The medal is in very good condition, showing a lovely lightly tarnished patina on the silver portions. The black paint on the cross is very good, showing the expected crazing and checking due to age. There is just a bit of wear through on the raised areas of the center, and the award a lovely light tarnished patina on the silver areas, showing it is indeed genuine silver. The pinback attachment is fully functional, and looks great!
The basic design of the WWII crosses is a central Tatzenkreuz (cross pattée) struck from iron and mounted in a silver frame which has a raised crenulated decorative border. The obverse of the cross bears the date 1939 under a "mobile" swas. Second class crosses would have a ring at the top where a ring was attached, and had more markings on the back. The first class award, however, was meant to attach directly to the front of the uniform.
Please note the edge seam for authentication, which is not present on reproductions. Iron crosses were commonly constructed from an iron core sandwiched in a surrounding two part silver frame, normally the seam of these two silver parts is visible around the edge of the cross as is seen on this fine example.
A very nice example, ready to add to your WW2 medal collection.

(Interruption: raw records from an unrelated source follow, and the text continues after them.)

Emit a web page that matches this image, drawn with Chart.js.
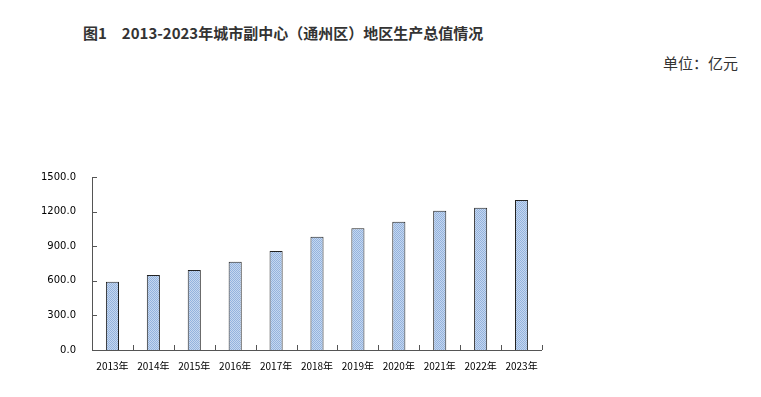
<!DOCTYPE html>
<html><head><meta charset="utf-8">
<script src="https://cdn.jsdelivr.net/npm/chart.js"></script>
<style>
html,body{margin:0;padding:0;background:#fff;}
#wrap{position:relative;width:761px;height:397px;overflow:hidden;}
#title{position:absolute;left:83px;top:22px;font:bold 15px "Noto Sans CJK SC","Noto Sans",sans-serif;color:#333;white-space:pre;}
#unit{position:absolute;left:663px;top:52px;font:15px "Noto Sans CJK SC","Noto Sans",sans-serif;color:#333;white-space:pre;}
canvas{position:absolute;left:0;top:0;}
</style></head>
<body><div id="wrap">
<div id="title">图1　2013-2023年城市副中心（通州区）地区生产总值情况</div>
<div id="unit">单位：亿元</div>
<canvas id="c" width="761" height="397"></canvas>
</div>
<script>
const categories = ['2013年','2014年','2015年','2016年','2017年','2018年','2019年','2020年','2021年','2022年','2023年'];
const gdpValues = [592, 650, 694, 766, 858, 982, 1055, 1113, 1208, 1234, 1301];
const yTicks = [0, 300, 600, 900, 1200, 1500];

function makePattern(){
  const p = document.createElement('canvas');
  p.width = 2; p.height = 2;
  const g = p.getContext('2d');
  g.fillStyle = '#c6d7ef'; g.fillRect(0,0,2,2);
  g.fillStyle = '#93b3de'; g.fillRect(0,0,1,1); g.fillRect(1,1,1,1);
  return document.getElementById('c').getContext('2d').createPattern(p,'repeat');
}

const tickPlugin = {
  id:'tickPlugin',
  afterDraw(chart){
    const ctx = chart.ctx, xs = chart.scales.x, ys = chart.scales.y;
    const a = chart.chartArea;
    ctx.save();
    ctx.strokeStyle = '#555'; ctx.lineWidth = 1;
    ctx.beginPath(); ctx.moveTo(a.left+0.5, a.top); ctx.lineTo(a.left+0.5, a.bottom); ctx.stroke();
    ctx.beginPath(); ctx.moveTo(a.left, a.bottom+0.5); ctx.lineTo(a.right, a.bottom+0.5); ctx.stroke();
    yTicks.forEach(v=>{
      const y = Math.round(ys.getPixelForValue(v))+0.5;
      ctx.beginPath(); ctx.moveTo(a.left, y); ctx.lineTo(a.left+5, y); ctx.stroke();
    });
    const n = categories.length;
    const half = (xs.getPixelForValue(1)-xs.getPixelForValue(0))/2;
    for(let i=1;i<=n;i++){
      const x = Math.round(xs.getPixelForValue(i-1)+half)+0.5;
      ctx.beginPath(); ctx.moveTo(x, a.bottom); ctx.lineTo(x, a.bottom-5); ctx.stroke();
    }
    ctx.restore();
  }
};

new Chart(document.getElementById('c'), {
  type:'bar',
  data:{ labels:categories, datasets:[{ data:gdpValues, backgroundColor:makePattern(), borderColor:'#222', borderWidth:1, borderSkipped:'bottom', categoryPercentage:1, barPercentage:0.32 }]},
  options:{
    responsive:false, animation:false,
    layout:{padding:{left:40, right:219, top:177, bottom:27}},
    plugins:{legend:{display:false}, title:{display:false}, tooltip:{enabled:false}},
    scales:{
      x:{
        grid:{display:false}, border:{display:false},
        ticks:{color:'#000', font:{size:10, family:'"Noto Sans CJK SC", sans-serif'}, padding:2, maxRotation:0, autoSkip:false},
        afterFit(s){ s.height = 20; }
      },
      y:{
        min:0, max:1500,
        afterBuildTicks(s){ s.ticks = yTicks.map(v=>({value:v})); },
        grid:{display:false}, border:{display:false},
        ticks:{color:'#000', font:{size:10, family:'"DejaVu Sans", sans-serif'}, padding:8, callback:v=>v.toFixed(1)},
        afterFit(s){ s.width = 52; }
      }
    }
  },
  plugins:[tickPlugin]
});
</script>
</body></html>
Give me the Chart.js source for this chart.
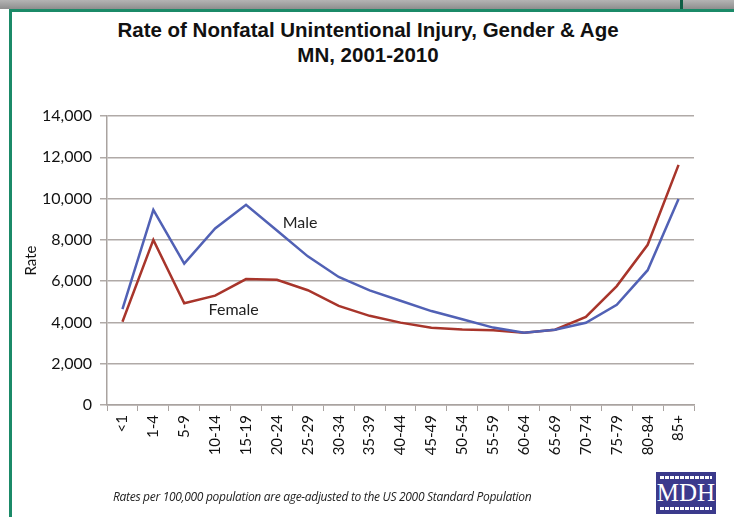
<!DOCTYPE html>
<html>
<head>
<meta charset="utf-8">
<script src="https://cdn.jsdelivr.net/npm/chart.js@4/dist/chart.umd.min.js"></script>
<style>
  html, body { margin: 0; padding: 0; }
  body { width: 734px; height: 517px; position: relative; overflow: hidden; background: #fff; }
  #topbar { position: absolute; left: 0; top: 0; width: 734px; height: 9px;
    background: linear-gradient(#b4b4b4, #8e8e8e); }
  #notch { position: absolute; left: 680px; top: 0; width: 3px; height: 9px; background: #0f5e45; }
  #frame { position: absolute; left: 9px; top: 9px; width: 740px; height: 520px;
    border-left: 3px solid #1b8a68; border-top: 3px solid #1b8a68; box-sizing: border-box; }
  #wrap { position: absolute; left: 0; top: 0; width: 734px; height: 517px; }
  #title { position: absolute; left: 68px; width: 600px; top: 17px; text-align: center; white-space: nowrap;
    font: bold 20.5px/25px "Liberation Sans", sans-serif; color: #111; }
  #note { position: absolute; left: 113px; top: 488px; font: italic 12px "Open Sans", sans-serif;
    color: #222; letter-spacing: -0.3px; }
  #logo { position: absolute; left: 656px; top: 472px; width: 60px; height: 42px; background: #3b3a8c;
    color: #fff; font: 25px "Liberation Serif", serif; text-align: center; line-height: 42px;
    box-sizing: border-box; }
  #logo .bar { position: absolute; left: 4px; right: 4px; height: 3px;
    background: repeating-linear-gradient(90deg, #fff 0 4px, #3b3a8c 4px 5px); }
</style>
</head>
<body>
<div id="topbar"></div>
<div id="notch"></div>
<div id="frame"></div>
<div id="title">Rate of Nonfatal Unintentional Injury, Gender &amp; Age<br>MN, 2001-2010</div>
<div id="wrap"><canvas id="myChart"></canvas></div>
<div id="note">Rates per 100,000 population are age-adjusted to the US 2000 Standard Population</div>
<div id="logo"><div class="bar" style="top:4px"></div>MDH<div class="bar" style="bottom:4px"></div></div>
<script>
'use strict';
// age groups along the bottom
var ageGroups = ['<1', '1-4', '5-9', '10-14', '15-19', '20-24', '25-29', '30-34', '35-39', '40-44',
  '45-49', '50-54', '55-59', '60-64', '65-69', '70-74', '75-79', '80-84', '85+'];
// rates per 100,000
var maleRates = [4650, 9450, 6850, 8550, 9700, 8450, 7200, 6200, 5550, 5050,
  4550, 4150, 3750, 3500, 3650, 3980, 4850, 6530, 9980];
var femaleRates = [4030, 8000, 4930, 5300, 6100, 6070, 5560, 4800, 4320, 3990,
  3740, 3660, 3620, 3500, 3650, 4270, 5760, 7760, 11630];
var yTicks = [0, 2000, 4000, 6000, 8000, 10000, 12000, 14000];
// in-chart labels: [text, x index, y value]
var lineLabels = [['Male', 5.75, 8800], ['Female', 3.6, 4600]];

// writes Male / Female next to the lines
var lineLabelPlugin = {
  id: 'lineLabels',
  afterDatasetsDraw: function(chart) {
    var ctx = chart.ctx;
    ctx.save();
    ctx.font = '16px Lato, sans-serif';
    ctx.fillStyle = '#222';
    ctx.textAlign = 'center';
    ctx.textBaseline = 'middle';
    for (var i = 0; i < lineLabels.length; i++) {
      var x = chart.scales.x.getPixelForValue(lineLabels[i][1]);
      var y = chart.scales.y.getPixelForValue(lineLabels[i][2]);
      ctx.fillText(lineLabels[i][0], x, y);
    }
    ctx.restore();
  }
};

var ctx = document.getElementById('myChart').getContext('2d');
new Chart(ctx, {
  type: 'line',
  data: {
    labels: ageGroups,
    datasets: [
      {
        label: 'Male',
        data: maleRates,
        borderColor: '#5161b5',
        borderWidth: 2.5,
        pointRadius: 0,
        tension: 0
      },
      {
        label: 'Female',
        data: femaleRates,
        borderColor: '#a8352b',
        borderWidth: 2.5,
        pointRadius: 0,
        tension: 0
      }
    ]
  },
  options: {
    responsive: true,
    maintainAspectRatio: false,
    animation: false,
    layout: { padding: { left: 22, right: 40, top: 116, bottom: 0 } },
    plugins: {
      legend: { display: false },
      tooltip: { enabled: false }
    },
    scales: {
      x: {
        offset: true,
        grid: { offset: true, drawOnChartArea: false, drawTicks: true, tickLength: 6, color: '#a9a3a0' },
        border: { color: '#a9a3a0', width: 1.5 },
        ticks: {
          minRotation: 90, maxRotation: 90, autoSkip: false, padding: 4,
          color: '#111', font: { family: 'Lato', size: 15 }
        },
        afterFit: function(scale) { scale.height = 112; }
      },
      y: {
        min: 0,
        max: 14000,
        afterBuildTicks: function(scale) {
          scale.ticks = yTicks.map(function(v) { return { value: v }; });
        },
        grid: { color: '#b0aaa7', lineWidth: 1.5, tickLength: 7 },
        border: { color: '#a9a3a0', width: 1.5 },
        ticks: {
          padding: 8, color: '#111', font: { family: 'Lato', size: 16 },
          callback: function(v) { return v.toLocaleString('en-US'); }
        },
        title: { display: true, text: 'Rate', color: '#111', font: { family: 'Lato', size: 15 }, padding: 0 },
        afterFit: function(scale) { scale.width = 85; }
      }
    }
  },
  plugins: [lineLabelPlugin]
});
</script>
</body>
</html>
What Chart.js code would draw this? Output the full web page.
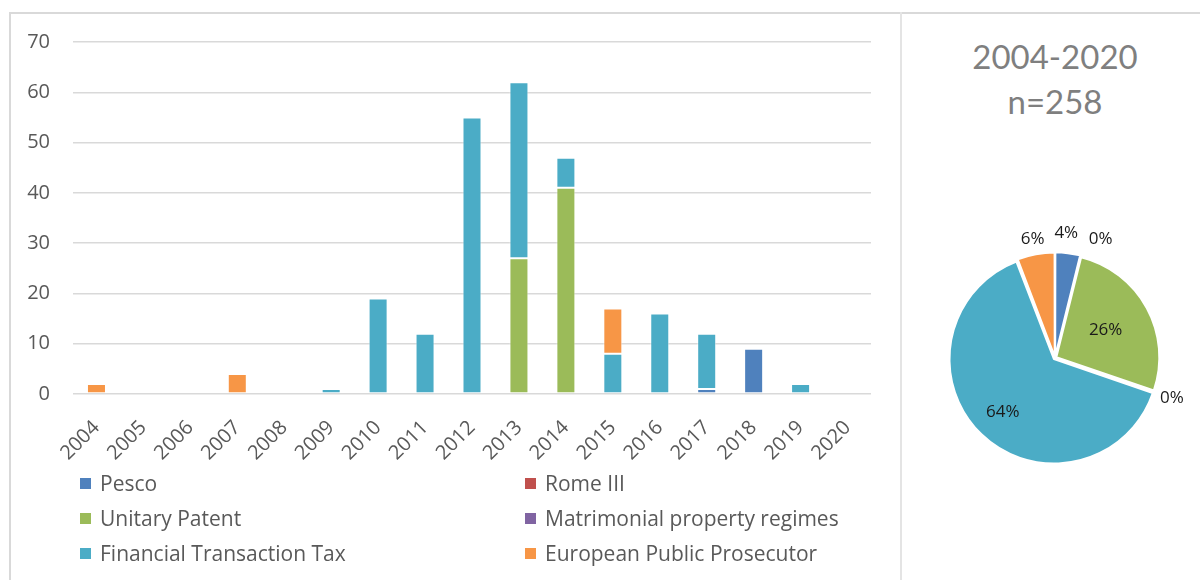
<!DOCTYPE html>
<html>
<head>
<meta charset="utf-8">
<script src="https://cdn.jsdelivr.net/npm/chart.js@4.4.1/dist/chart.umd.min.js"></script>
<style>
  html, body { margin: 0; padding: 0; background: #fff; }
  body { width: 1200px; height: 580px; position: relative; overflow: hidden; font-family: "Open Sans", sans-serif; }
  .frame-top { position: absolute; left: 9px; top: 12px; width: 1191px; height: 2px; background: #d9d9d9; }
  .frame-left { position: absolute; left: 9px; top: 12px; width: 2px; height: 568px; background: #d9d9d9; }
  .frame-mid { position: absolute; left: 900px; top: 12px; width: 2px; height: 568px; background: #e4e4e4; }
  #bar-wrap { position: absolute; left: 11px; top: 14px; width: 889px; height: 456px; }
  #pie-wrap { position: absolute; left: 905px; top: 208px; width: 300px; height: 300px; }
  .pie-title { position: absolute; left: 903px; width: 304px; text-align: center; color: #7f7f7f; font-family: Lato, sans-serif; font-size: 33px; line-height: 45px; top: 34px; }
  .legend { position: absolute; left: 80px; top: 469px; width: 820px; }
  .legend .item { position: absolute; display: flex; align-items: center; color: #595959; font-size: 21px; white-space: nowrap; }
  .legend .box { width: 11px; height: 11px; margin-right: 9px; }
</style>
</head>
<body>
<div class="frame-top"></div>
<div class="frame-left"></div>
<div class="frame-mid"></div>
<div id="bar-wrap"><canvas id="bar"></canvas></div>
<div class="pie-title">2004-2020<br>n=258</div>
<div id="pie-wrap"><canvas id="pie"></canvas></div>
<div class="legend" id="legend"></div>

<script>
  // ── Data ───────────────────────────────────────────────────────
  const years = ['2004', '2005', '2006', '2007', '2008', '2009', '2010', '2011', '2012',
    '2013', '2014', '2015', '2016', '2017', '2018', '2019', '2020'];

  const seriesNames = ['Pesco', 'Rome III', 'Unitary Patent', 'Matrimonial property regimes',
    'Financial Transaction Tax', 'European Public Prosecutor'];

  const pesco         = [0, 0, 0, 0, 0, 0, 0, 0, 0, 0, 0, 0, 0, 1, 9, 0, 0];
  const romeIII       = [0, 0, 0, 0, 0, 0, 0, 0, 0, 0, 0, 0, 0, 0, 0, 0, 0];
  const unitaryPatent = [0, 0, 0, 0, 0, 0, 0, 0, 0, 27, 41, 0, 0, 0, 0, 0, 0];
  const matrimonial   = [0, 0, 0, 0, 0, 0, 0, 0, 0, 0, 0, 0, 0, 0, 0, 0, 0];
  const ftt           = [0, 0, 0, 0, 0, 1, 19, 12, 55, 35, 6, 8, 16, 11, 0, 2, 0];
  const epp           = [2, 0, 0, 4, 0, 0, 0, 0, 0, 0, 0, 9, 0, 0, 0, 0, 0];

  const yTicks = [0, 10, 20, 30, 40, 50, 60, 70];

  const seriesValues = [pesco, romeIII, unitaryPatent, matrimonial, ftt, epp];
  const colors = ['#4f81bd', '#c0504d', '#9bbb59', '#8064a2', '#4bacc6', '#f79646'];

  // ── Bar chart ──────────────────────────────────────────────────
  const tickFont = { family: 'Open Sans', size: 20 };

  new Chart(document.getElementById('bar'), {
    type: 'bar',
    data: {
      labels: years,
      datasets: seriesNames.map((name, i) => ({
        label: name,
        data: seriesValues[i],
        backgroundColor: colors[i],
        borderColor: 'rgba(255,255,255,0.55)',
        borderWidth: 1,
        borderSkipped: false,
        barPercentage: 0.405,
        categoryPercentage: 1,
      })),
    },
    options: {
      responsive: true,
      maintainAspectRatio: false,
      animation: false,
      layout: { padding: { top: 28, right: 29, left: 0, bottom: 0 } },
      plugins: { legend: { display: false }, tooltip: { enabled: false } },
      scales: {
        x: {
          stacked: true,
          grid: { display: false },
          border: { display: false },
          ticks: { color: '#595959', font: tickFont, minRotation: 45, maxRotation: 45, padding: 14 },
          afterFit: s => { s.height = 76; },
        },
        y: {
          stacked: true,
          min: yTicks[0],
          max: yTicks[yTicks.length - 1],
          afterBuildTicks: s => { s.ticks = yTicks.map(v => ({ value: v })); },
          grid: { color: '#d9d9d9', lineWidth: 1.5, drawTicks: false },
          border: { display: false },
          ticks: { color: '#595959', font: tickFont, padding: 23 },
          // tick padding would otherwise push the plot top down
          afterFit: s => { s.width = 62; s.paddingTop = 0; s.paddingBottom = 0; },
        },
      },
    },
  });

  // ── Legend (two columns) ───────────────────────────────────────
  const legend = document.getElementById('legend');
  seriesNames.forEach((name, i) => {
    const item = document.createElement('div');
    item.className = 'item';
    item.style.left = (i % 2 === 0 ? 0 : 445) + 'px';
    item.style.top = (Math.floor(i / 2) * 35) + 'px';
    item.innerHTML = `<span class="box" style="background:${colors[i]}"></span>${name}`;
    legend.appendChild(item);
  });

  // ── Pie chart ──────────────────────────────────────────────────
  const pieTotals = seriesValues.map(arr => arr.reduce((a, b) => a + b, 0));
  const labelRadius = [1.22, 1.27, 0.56, 1.2, 0.73, 1.2];
  const labelNudgeX = [-4, 14, 0, 0, 0, 0];
  const labelNudgeY = [0, 8, 0, 0, 0, 3];

  const pieLabels = {
    id: 'pieLabels',
    afterDatasetsDraw(chart) {
      const ctx = chart.ctx;
      const meta = chart.getDatasetMeta(0);
      const total = pieTotals.reduce((a, b) => a + b, 0);
      ctx.save();
      ctx.font = '17px "Open Sans"';
      ctx.fillStyle = '#1a1a1a';
      ctx.textAlign = 'center';
      ctx.textBaseline = 'middle';
      meta.data.forEach((arc, i) => {
        const p = arc.getProps(['x', 'y', 'startAngle', 'endAngle', 'outerRadius'], true);
        const mid = (p.startAngle + p.endAngle) / 2;
        const r = p.outerRadius * labelRadius[i];
        const x = p.x + Math.cos(mid) * r + labelNudgeX[i];
        const y = p.y + Math.sin(mid) * r + labelNudgeY[i];
        ctx.fillText(Math.round(pieTotals[i] / total * 100) + '%', x, y);
      });
      ctx.restore();
    },
  };

  new Chart(document.getElementById('pie'), {
    type: 'pie',
    data: {
      labels: seriesNames,
      datasets: [{
        data: pieTotals,
        backgroundColor: colors,
        borderColor: '#fff',
        borderWidth: 2,
        offset: 6,
      }],
    },
    options: {
      responsive: true,
      maintainAspectRatio: false,
      animation: false,
      layout: { padding: 43 },
      plugins: { legend: { display: false }, tooltip: { enabled: false } },
    },
    plugins: [pieLabels],
  });
</script>
</body>
</html>
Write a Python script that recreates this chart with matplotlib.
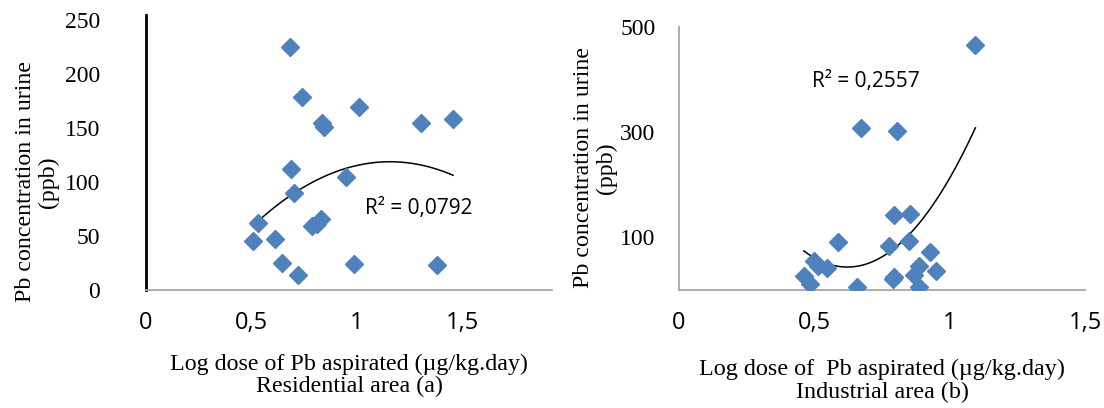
import numpy as np
import matplotlib.pyplot as plt

# Residential area (a): log dose vs Pb in urine (ppb)
res_dose = [0.682, 0.739, 1.009, 0.834, 0.844, 1.303, 1.455, 0.687, 0.948, 0.701,
            0.531, 0.829, 0.787, 0.810, 0.507, 0.611, 0.645, 0.720, 0.986, 1.379]
res_pb = [225, 179, 170, 155, 151, 155, 159, 112, 105, 90,
          62, 66, 59, 61, 45, 47, 25, 14, 24, 23]

# Industrial area (b)
ind_dose = [1.095, 0.674, 0.806, 0.793, 0.854, 0.586, 0.851, 0.777, 0.927, 0.500,
            0.513, 0.545, 0.886, 0.948, 0.461, 0.484, 0.790, 0.793, 0.867, 0.886, 0.657]
ind_pb = [465, 308, 302, 142, 144, 92, 94, 83, 72, 55,
          46, 41, 46, 36, 27, 11, 20, 24, 28, 6, 5]

r2_res = "R² = 0,0792"
r2_ind = "R² = 0,2557"

blue = "#4F81BD"
grey = "#A6A6A6"
serif = "Liberation Serif"
sans = "Open Sans"

fig = plt.figure(figsize=(11.04, 4.08), dpi=100)
W, H = 1104, 408


def px_axes(x0, x1, y0, y1):
    return fig.add_axes([x0 / W, 1 - y1 / H, (x1 - x0) / W, (y1 - y0) / H])


def scatter_panel(ax, x, y, r2, r2_pos):
    ax.plot(x, y, "D", color=blue, ms=9.5, mec=blue, zorder=3)
    coef = np.polyfit(x, y, 2)
    xs = np.linspace(min(x), max(x), 200)
    ax.plot(xs, np.polyval(coef, xs), color="black", lw=1.1, zorder=2)
    ax.text(r2_pos[0], r2_pos[1], r2, fontsize=15, family=sans,
            va="center", ha="left")
    for s in ["top", "right"]:
        ax.spines[s].set_visible(False)
    ax.spines["bottom"].set_color(grey)
    ax.spines["bottom"].set_linewidth(1.3)
    ax.tick_params(length=0)
    ax.set_xticks([0, 0.5, 1, 1.5])
    ax.set_xticklabels(["0", "0,5", "1", "1,5"], fontsize=17, family=sans)


# left panel
ax1 = px_axes(146, 552, 15, 290)
scatter_panel(ax1, res_dose, res_pb, r2_res, (1.038, 76))
ax1.set_xlim(0, 1.924)
ax1.set_ylim(0, 255)
ax1.set_yticks([0, 50, 100, 150, 200, 250])
ax1.set_yticklabels([str(v) for v in [0, 50, 100, 150, 200, 250]], family=serif, fontsize=17)
ax1.spines["left"].set_color("black")
ax1.spines["left"].set_linewidth(2)
ax1.tick_params(axis="y", pad=33)
ax1.tick_params(axis="x", pad=15)

# right panel
ax2 = px_axes(679, 1085, 27, 290)
scatter_panel(ax2, ind_dose, ind_pb, r2_ind, (0.493, 396))
ax2.set_xlim(0, 1.5)
ax2.set_ylim(0, 500)
ax2.set_yticks([100, 300, 500])
ax2.set_yticklabels(["100", "300", "500"], family=serif, fontsize=17)
ax2.spines["left"].set_color(grey)
ax2.spines["left"].set_linewidth(1.3)
ax2.tick_params(axis="y", pad=17)
ax2.tick_params(axis="x", pad=15)

# axis titles
ylab = "Pb concentration in urine\n(ppb)"
fig.text(37 / W, 1 - 182 / H, ylab, rotation=90, ha="center", va="center",
         multialignment="center", family=serif, fontsize=17.2, linespacing=1.15)
fig.text(595 / W, 1 - 168 / H, ylab, rotation=90, ha="center", va="center",
         multialignment="center", family=serif, fontsize=17.2, linespacing=1.15)
fig.text(349 / W, 1 - 375 / H, "Log dose of Pb aspirated (µg/kg.day)\nResidential area (a)",
         ha="center", va="center", multialignment="center", family=serif,
         fontsize=17.3, linespacing=1.05)
fig.text(882 / W, 1 - 381 / H, "Log dose of  Pb aspirated (µg/kg.day)\nIndustrial area (b)",
         ha="center", va="center", multialignment="center", family=serif,
         fontsize=17.4, linespacing=1.15)

fig.savefig("out.png", dpi=100)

The Iron Cross (Eisernes Kreuz, abbreviated EK) was a military decoration in the Kingdom of Prussia, and later in the German Empire (1871–1918) and NSDAP Germany (1933–1945). It was established by King Friedrich Wilhelm III of Prussia in March 1813 backdated to the birthday of his late wife Queen Louise on 10 March 1813 during the Napoleonic Wars (EK 1813). Louise was the first person to receive this decoration (posthumous). The recommissioned Iron Cross was also awarded during the Franco-Prussian War (EK 1870), World War I (EK 1914), and World War II (EK 1939, re-introduced with a swas added in the center).
The Iron Cross was normally a military decoration only, though there were instances of it being awarded to civilians for performing military functions. Two examples of this were civilian test pilots Hanna Reitsch who was awarded the Iron Cross 2nd Class and 1st Class and Melitta Schenk Gräfin von Stauffenberg, who was awarded the Iron Cross 2nd Class, for their actions as pilots during World War II.